● **WHAT TO PRODUCE**
Every line below should be copied exactly; drop the pictures.

● **RAW DATA**
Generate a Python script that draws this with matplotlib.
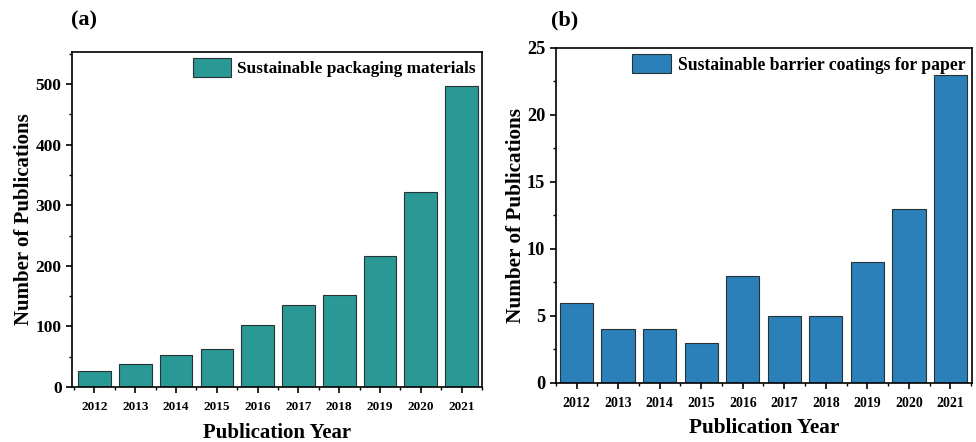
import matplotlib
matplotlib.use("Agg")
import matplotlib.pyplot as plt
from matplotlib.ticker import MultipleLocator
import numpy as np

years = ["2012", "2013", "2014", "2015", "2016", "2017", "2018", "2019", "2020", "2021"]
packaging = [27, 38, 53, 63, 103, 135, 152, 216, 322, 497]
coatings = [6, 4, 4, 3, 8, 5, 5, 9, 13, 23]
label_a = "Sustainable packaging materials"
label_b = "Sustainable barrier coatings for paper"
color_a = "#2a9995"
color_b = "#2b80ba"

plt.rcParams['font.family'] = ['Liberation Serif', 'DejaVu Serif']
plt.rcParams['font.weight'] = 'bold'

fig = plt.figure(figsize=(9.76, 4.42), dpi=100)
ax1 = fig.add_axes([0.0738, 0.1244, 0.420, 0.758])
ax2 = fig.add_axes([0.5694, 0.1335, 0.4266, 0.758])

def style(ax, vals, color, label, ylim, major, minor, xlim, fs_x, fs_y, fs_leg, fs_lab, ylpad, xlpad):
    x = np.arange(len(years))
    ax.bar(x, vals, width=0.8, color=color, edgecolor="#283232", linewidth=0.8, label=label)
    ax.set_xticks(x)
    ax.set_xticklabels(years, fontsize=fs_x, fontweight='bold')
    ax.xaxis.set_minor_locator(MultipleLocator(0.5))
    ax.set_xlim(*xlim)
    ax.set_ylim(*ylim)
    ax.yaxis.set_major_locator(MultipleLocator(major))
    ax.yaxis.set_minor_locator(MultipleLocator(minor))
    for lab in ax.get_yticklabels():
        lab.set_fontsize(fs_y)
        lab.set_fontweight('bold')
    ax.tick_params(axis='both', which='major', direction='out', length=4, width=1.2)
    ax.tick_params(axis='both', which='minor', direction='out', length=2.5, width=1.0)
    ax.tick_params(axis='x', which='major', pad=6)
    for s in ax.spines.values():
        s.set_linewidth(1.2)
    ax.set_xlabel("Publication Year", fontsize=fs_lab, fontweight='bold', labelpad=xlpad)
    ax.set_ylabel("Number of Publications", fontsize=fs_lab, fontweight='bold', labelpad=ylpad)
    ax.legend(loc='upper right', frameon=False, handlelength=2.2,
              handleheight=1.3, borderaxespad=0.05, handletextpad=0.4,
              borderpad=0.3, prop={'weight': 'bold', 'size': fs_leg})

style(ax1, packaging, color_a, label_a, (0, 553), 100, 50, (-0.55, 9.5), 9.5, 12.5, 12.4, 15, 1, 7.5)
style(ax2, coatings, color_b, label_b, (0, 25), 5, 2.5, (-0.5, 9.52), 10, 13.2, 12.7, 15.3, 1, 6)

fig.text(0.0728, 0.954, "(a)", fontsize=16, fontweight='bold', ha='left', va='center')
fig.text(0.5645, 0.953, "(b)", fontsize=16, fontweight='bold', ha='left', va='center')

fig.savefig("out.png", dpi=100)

● **RIGHT ANSWER**
Generate a Python script that draws this with matplotlib.
import matplotlib
matplotlib.use("Agg")
import matplotlib.pyplot as plt
from matplotlib.ticker import MultipleLocator
import numpy as np

years = ["2012", "2013", "2014", "2015", "2016", "2017", "2018", "2019", "2020", "2021"]
packaging = [27, 38, 53, 63, 103, 135, 152, 216, 322, 497]
coatings = [6, 4, 4, 3, 8, 5, 5, 9, 13, 23]
label_a = "Sustainable packaging materials"
label_b = "Sustainable barrier coatings for paper"
color_a = "#2a9995"
color_b = "#2b80ba"

plt.rcParams['font.family'] = ['Liberation Serif', 'DejaVu Serif']
plt.rcParams['font.weight'] = 'bold'

fig = plt.figure(figsize=(9.76, 4.42), dpi=100)
ax1 = fig.add_axes([0.0738, 0.1244, 0.420, 0.758])
ax2 = fig.add_axes([0.5694, 0.1335, 0.4266, 0.758])

def style(ax, vals, color, label, ylim, major, minor, xlim, fs_x, fs_y, fs_leg, fs_lab, ylpad, xlpad):
    x = np.arange(len(years))
    ax.bar(x, vals, width=0.8, color=color, edgecolor="#283232", linewidth=0.8, label=label)
    ax.set_xticks(x)
    ax.set_xticklabels(years, fontsize=fs_x, fontweight='bold')
    ax.xaxis.set_minor_locator(MultipleLocator(0.5))
    ax.set_xlim(*xlim)
    ax.set_ylim(*ylim)
    ax.yaxis.set_major_locator(MultipleLocator(major))
    ax.yaxis.set_minor_locator(MultipleLocator(minor))
    for lab in ax.get_yticklabels():
        lab.set_fontsize(fs_y)
        lab.set_fontweight('bold')
    ax.tick_params(axis='both', which='major', direction='out', length=4, width=1.2)
    ax.tick_params(axis='both', which='minor', direction='out', length=2.5, width=1.0)
    ax.tick_params(axis='x', which='major', pad=6)
    for s in ax.spines.values():
        s.set_linewidth(1.2)
    ax.set_xlabel("Publication Year", fontsize=fs_lab, fontweight='bold', labelpad=xlpad)
    ax.set_ylabel("Number of Publications", fontsize=fs_lab, fontweight='bold', labelpad=ylpad)
    ax.legend(loc='upper right', frameon=False, handlelength=2.2,
              handleheight=1.3, borderaxespad=0.05, handletextpad=0.4,
              borderpad=0.3, prop={'weight': 'bold', 'size': fs_leg})

style(ax1, packaging, color_a, label_a, (0, 553), 100, 50, (-0.55, 9.5), 9.5, 12.5, 12.4, 15, 1, 7.5)
style(ax2, coatings, color_b, label_b, (0, 25), 5, 2.5, (-0.5, 9.52), 10, 13.2, 12.7, 15.3, 1, 6)

fig.text(0.0728, 0.954, "(a)", fontsize=16, fontweight='bold', ha='left', va='center')
fig.text(0.5645, 0.953, "(b)", fontsize=16, fontweight='bold', ha='left', va='center')

fig.savefig("out.png", dpi=100)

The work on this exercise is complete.